If the state does not respond by then, dance bar proponents plan to approach the Supreme Court for an implementation order. Should the home department approve removal of the ban, all licence applications will be submitted for processing within a day, says Sethi. Post-licensing, the focus will shift to organising the dancers, educating them about rights and appointing girls who can work with law-enforcing agencies to beat exploitation, says Kale. The proliferation of dance bars and new deadlines could add to the work of an already short-staffed police force. At the same time, it could also make work simpler since the bars are among the places criminals visit.

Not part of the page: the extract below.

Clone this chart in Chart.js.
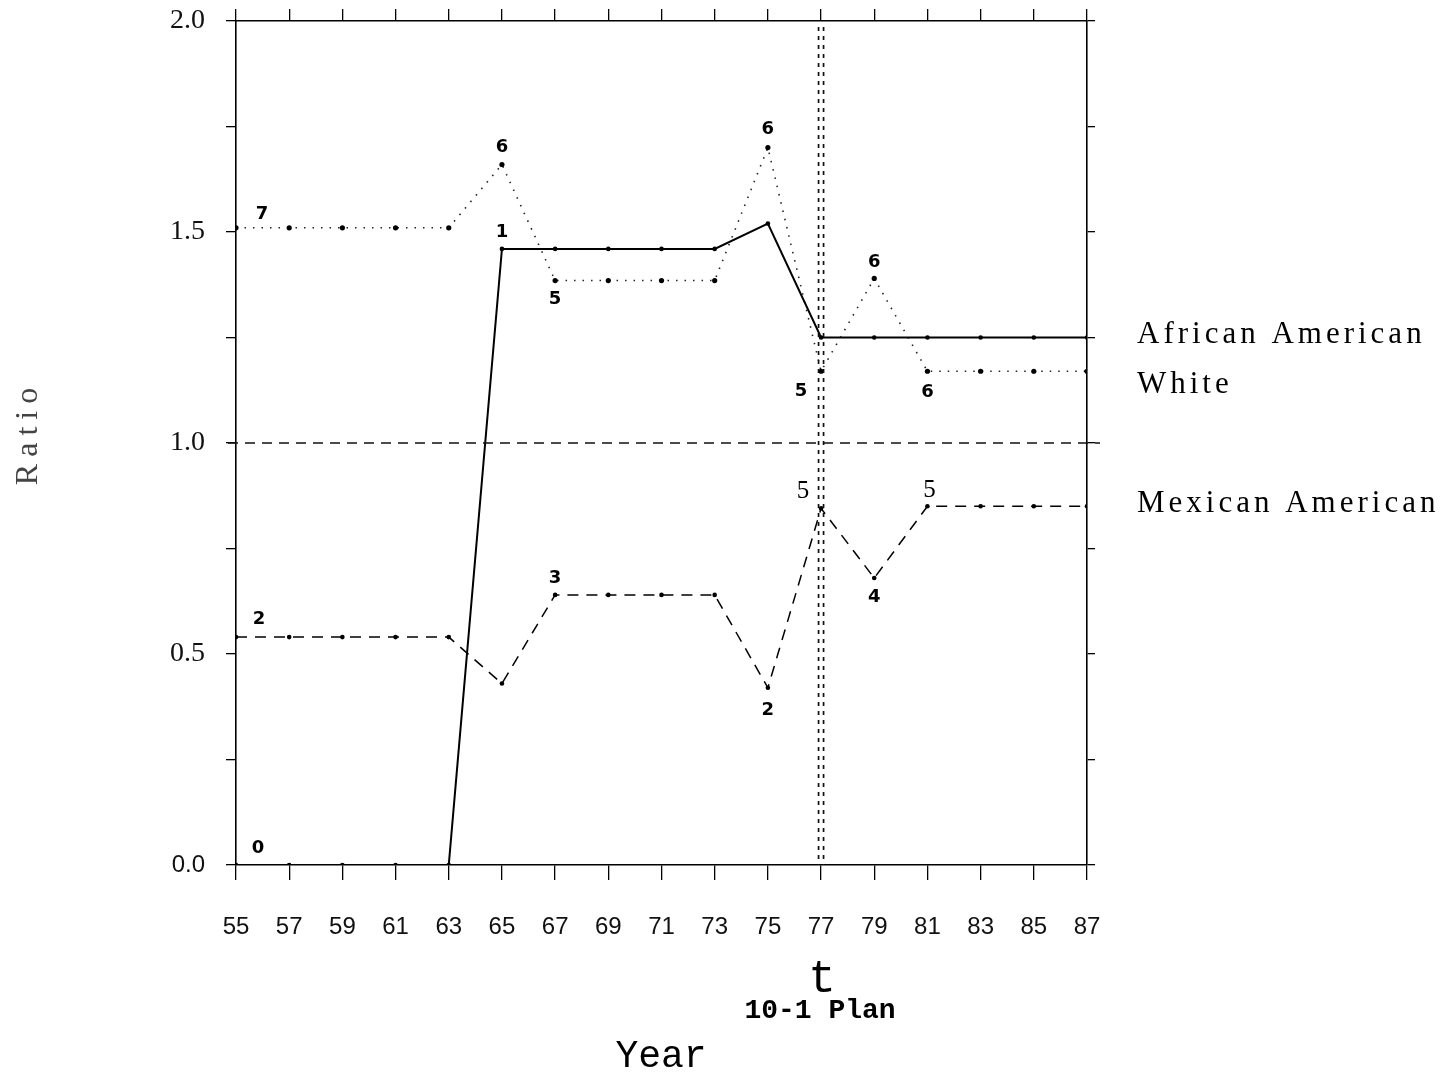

The girls want to be viewed as fankaars (artistes), who attract an audience to the bar much in the way popular actresses do in theatres. Bar employees share philosophies and unvarnished opinions with blithe confidence, the gift of a tough life. "Can you be sure what you will end up as? I thought I would be Femina Miss India but I am short," shrugs Tasneem, who is moderately educated with a decent knowledge of English. In the span of an hour, she reveals more than a few dreams but no concrete plans. "At one time, I wanted to be a reporter. Now my idol is Chanda Kochchar. You know her?"